One interpretation of Greek Mythology is that the Greeks didn't really believe in their gods, but the gods represented different aspects of human nature. We are sort of doing the same here and so following in the classical tradition.

Comment author: Vulture 08 August 2014 02:35:31AM *  3 points [-]

I agree that this is a possible interpretation, but (just to be clear) it isn't a very sensible one, is it? Being one of those "People we would naturally expect to be very different from us in some respect are actually very similar, only they behave exactly as if they differed, for a complicated reason" things

Comment author: SilentCal 11 August 2014 08:46:21PM 2 points [-]

I don't know about Greek Mythology, but this is totally a real thing regarding Hinduism (though not necessarily the predominant view). http://en.wikipedia.org/wiki/Atheism_in_Hinduism

Comment author: [deleted] 08 August 2014 10:03:47AM 2 points [-]

(I suspect certain Greeks believed in them literally and other Greeks believed in them as metaphors but they never realized they disagreed for reasons akin to these.)

Comment author: Azathoth123 09 August 2014 04:03:19AM 7 points [-]

They did in fact have open disagreements.

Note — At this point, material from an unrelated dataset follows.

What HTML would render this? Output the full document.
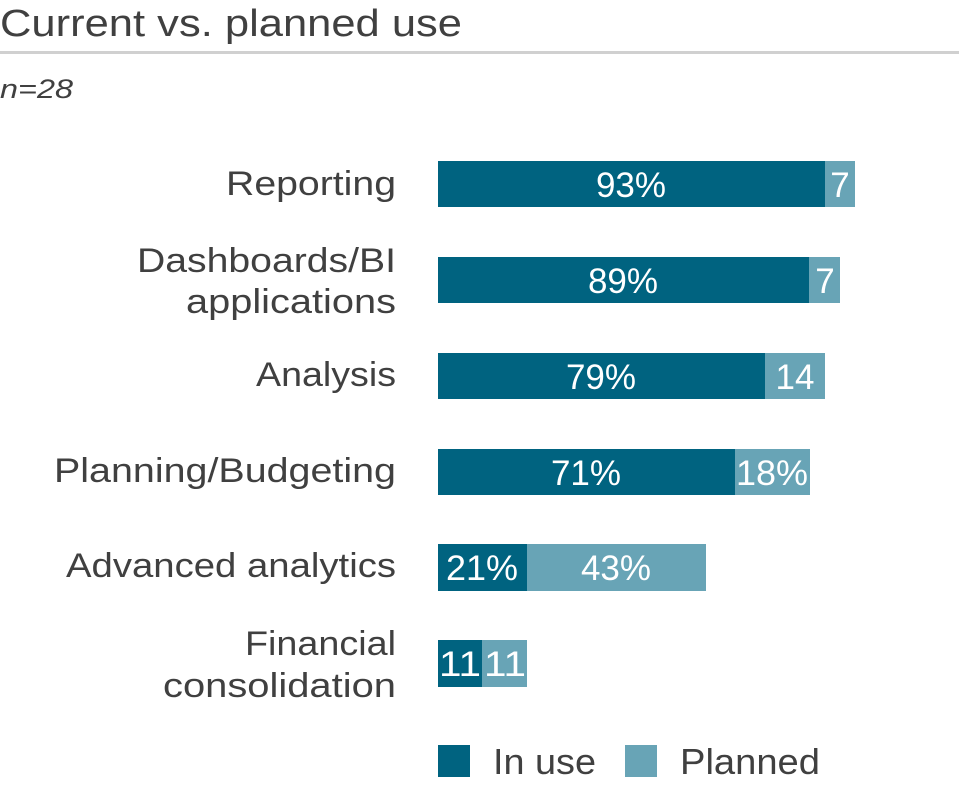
<!DOCTYPE html>
<html><head><meta charset="utf-8"><style>
body{margin:0;background:#fff;}
svg{display:block;font-family:"Liberation Sans",sans-serif;}
</style></head><body>
<svg width="959" height="785" viewBox="0 0 959 785">
<text x="0" y="36" font-size="38" fill="#404040" textLength="462" lengthAdjust="spacingAndGlyphs">Current vs. planned use</text>
<rect x="0" y="51" width="959" height="3" fill="#d0d0d0"/>
<text x="0" y="98" font-size="27" font-style="italic" fill="#404040" textLength="73" lengthAdjust="spacingAndGlyphs">n=28</text>
<g font-size="34" fill="#404040" lengthAdjust="spacingAndGlyphs">
<text x="226" y="195" textLength="170" lengthAdjust="spacingAndGlyphs">Reporting</text>
<text x="137" y="272" textLength="259" lengthAdjust="spacingAndGlyphs">Dashboards/BI</text>
<text x="186" y="313" textLength="210" lengthAdjust="spacingAndGlyphs">applications</text>
<text x="256" y="386" textLength="140" lengthAdjust="spacingAndGlyphs">Analysis</text>
<text x="54" y="482" textLength="342" lengthAdjust="spacingAndGlyphs">Planning/Budgeting</text>
<text x="66" y="577" textLength="330" lengthAdjust="spacingAndGlyphs">Advanced analytics</text>
<text x="245" y="655" textLength="151" lengthAdjust="spacingAndGlyphs">Financial</text>
<text x="163" y="697" textLength="233" lengthAdjust="spacingAndGlyphs">consolidation</text>
</g>
<g>
<rect x="438" y="161" width="387" height="46" fill="#006380"/><rect x="825" y="161" width="30" height="46" fill="#68a4b6"/>
<rect x="438" y="257" width="371" height="46" fill="#006380"/><rect x="809" y="257" width="31" height="46" fill="#68a4b6"/>
<rect x="438" y="353" width="327" height="46" fill="#006380"/><rect x="765" y="353" width="60" height="46" fill="#68a4b6"/>
<rect x="438" y="449" width="297" height="46" fill="#006380"/><rect x="735" y="449" width="75" height="46" fill="#68a4b6"/>
<rect x="438" y="544" width="89" height="47" fill="#006380"/><rect x="527" y="544" width="179" height="47" fill="#68a4b6"/>
<rect x="438" y="640" width="44" height="47" fill="#006380"/><rect x="482" y="640" width="45" height="47" fill="#68a4b6"/>
</g>
<g font-size="35" fill="#fff" text-anchor="middle">
<text x="631" y="197">93%</text><text x="840" y="197">7</text>
<text x="623" y="293">89%</text><text x="825" y="293">7</text>
<text x="601" y="389">79%</text><text x="795" y="389">14</text>
<text x="586" y="485">71%</text><text x="772" y="485" textLength="72" lengthAdjust="spacingAndGlyphs">18%</text>
<text x="482" y="580" textLength="72" lengthAdjust="spacingAndGlyphs">21%</text><text x="616" y="580">43%</text>
<text x="460" y="676" textLength="42" lengthAdjust="spacingAndGlyphs">11</text><text x="505" y="676" textLength="42" lengthAdjust="spacingAndGlyphs">11</text>
</g>
<rect x="438" y="745" width="32" height="32" fill="#006380"/>
<text x="493" y="774" font-size="36" fill="#404040" textLength="103" lengthAdjust="spacingAndGlyphs">In use</text>
<rect x="625" y="745" width="32" height="32" fill="#68a4b6"/>
<text x="680" y="774" font-size="36" fill="#404040" textLength="140" lengthAdjust="spacingAndGlyphs">Planned</text>
</svg>
</body></html>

Most famously, Socrates was executed over one.

Comment author: ChristianKl 08 August 2014 09:38:59AM 1 point [-]

That depends probably a lot of what you mean with "really believe". They probably didn't believe in the same sense of "believe" that 21st century Christians in their Gods.

Comment author: fubarobfusco 08 August 2014 06:24:59PM 2 points [-]

Not all 21st-century Christians "believe" in the same sense, either. If a future anthropologist or classicist were to reconstruct the "beliefs" of modern Christianity from the kind of patchwork sources that we have for ancient Greek myth, they might have a pretty hard time.

Comment author: advancedatheist 08 August 2014 07:29:52PM 2 points [-]

I wonder what people living 10,000 years from now (assuming that "people" would even exist then, however defined) would think of christianity. In that time, one of the world's dominant religions might have started 8,000 from now/2,000 years "before" their time, and only a few antiquarians would even know of the existence of the christian religion. They would have to reconstruct it from fragmentary evidence comparable to efforts to reconstruct, say, the ancient Sumerian religion.